The head of a committee charged with investigating the gaming industry in Mexico Fernando Zárate Salgado has stated that the Chamber of Deputies needs to promote modern legislation, under the principles of legality and transparency and that any new law must reflect the recent changes and developments in the casino and sports betting industry.

The Deputy, who replaced Ricardo Mejía Berdeja has head of the committee in March this year, outlined the Committee’s plans in the Parliamentary Gazette of the House of Deputies. In the article Mr Zárate highlighted the urgent need for the House of Deputies to press for constitutional reform. Any reform he said would mean revoking Mexico’s outdated Betting and Raffles Law of 1947.

The Deputy called for an “updated federal legislation” which will take into account the new gaming landscape in Mexico while the ultimate goal of any new law would be so that “we know what is going on specifically in every gaming centre in the country.”
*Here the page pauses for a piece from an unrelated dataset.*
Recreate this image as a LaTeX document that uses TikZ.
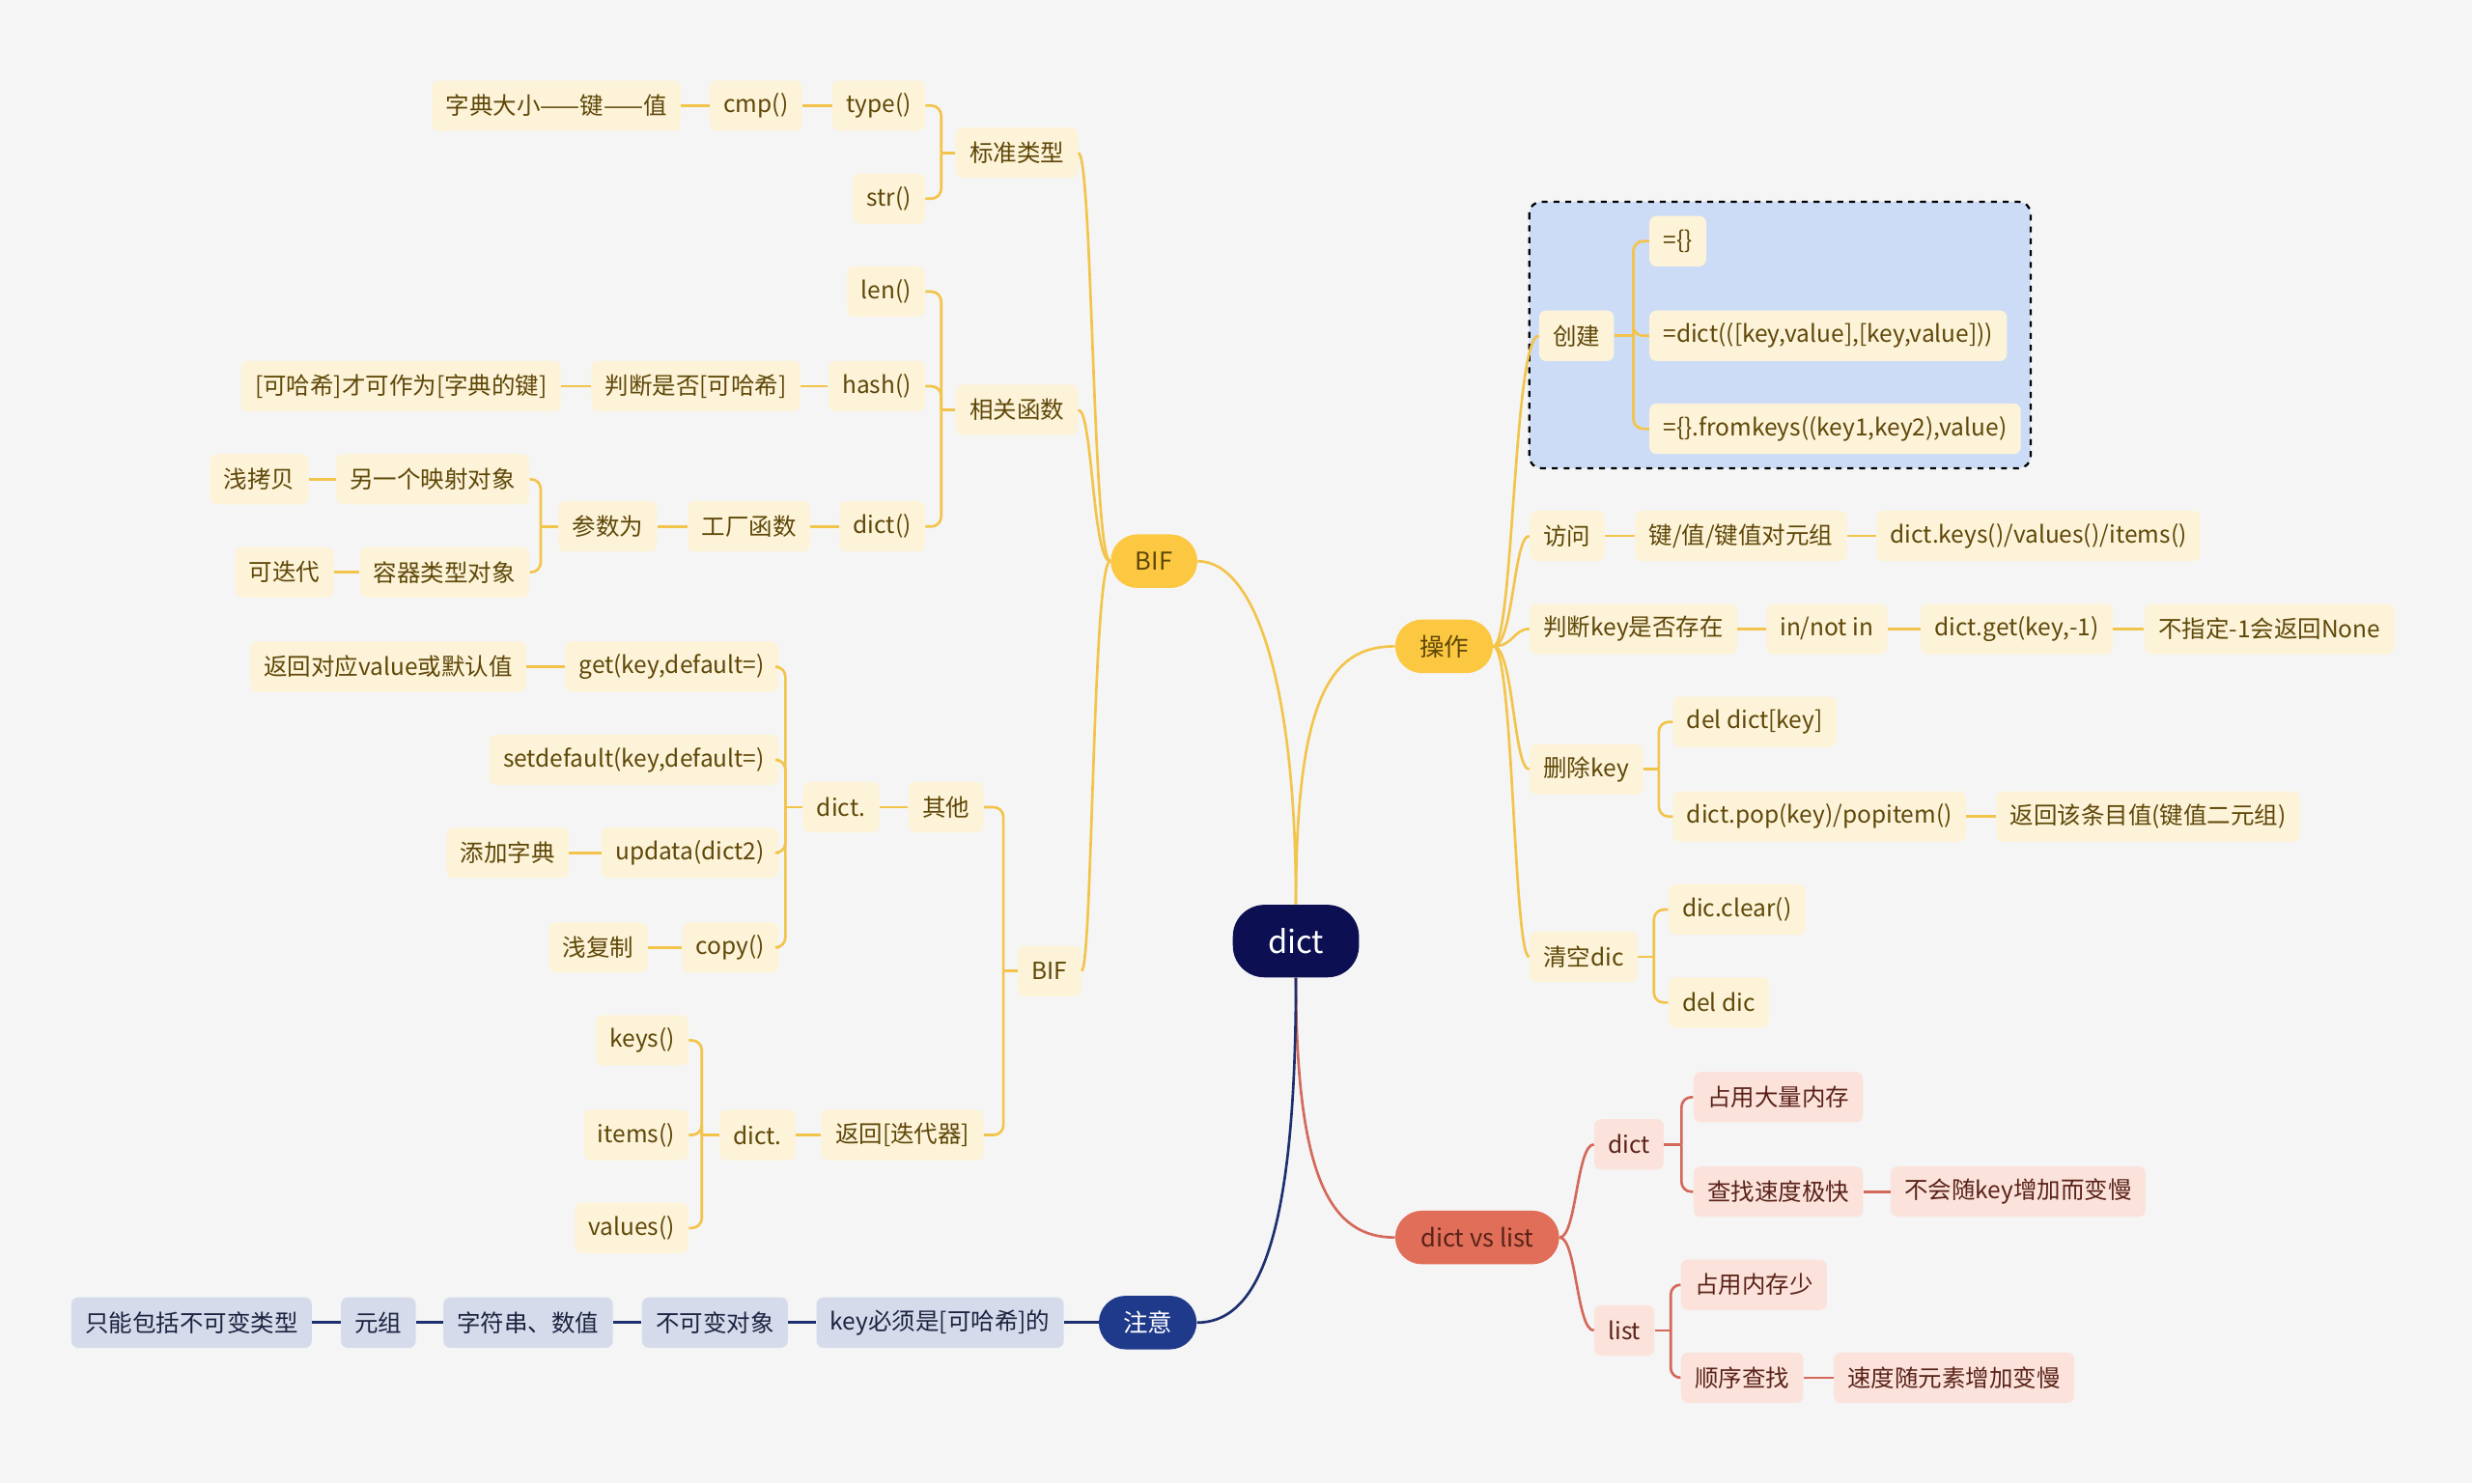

According to the article the old law has led not only to fragmentation of the current market but also tax evasion, lack of competitiveness, fraud, influence peddling and money laundering A new law would strengthen the government’s role when it came to the industry and would allow it to regulate the industry more efficiently and with more transparency.

In Mexico casinos and gaming were banned by the Betting and Raffles Law of 1947. While the law is still in place, Mexico has seen a huge proliferation in gaming over the last ten years and there have been a number of attempts to do away with the old act. In 2005 the government amended the old act to allow for bingo, slot parlours and sports betting and The Secretary of Government in Mexico’s Interior Ministry SEGOB was given the responsibility for the granting of licences.

Momentum has been gathering steadily for a new gaming act ever since the committee charged with investigating the gaming industry first went into session last year. In addition The Interior Ministry (SEGOB) has agreed to work closely with the special investigative committee to analyse possible changes to Mexico’s gaming laws in the near future.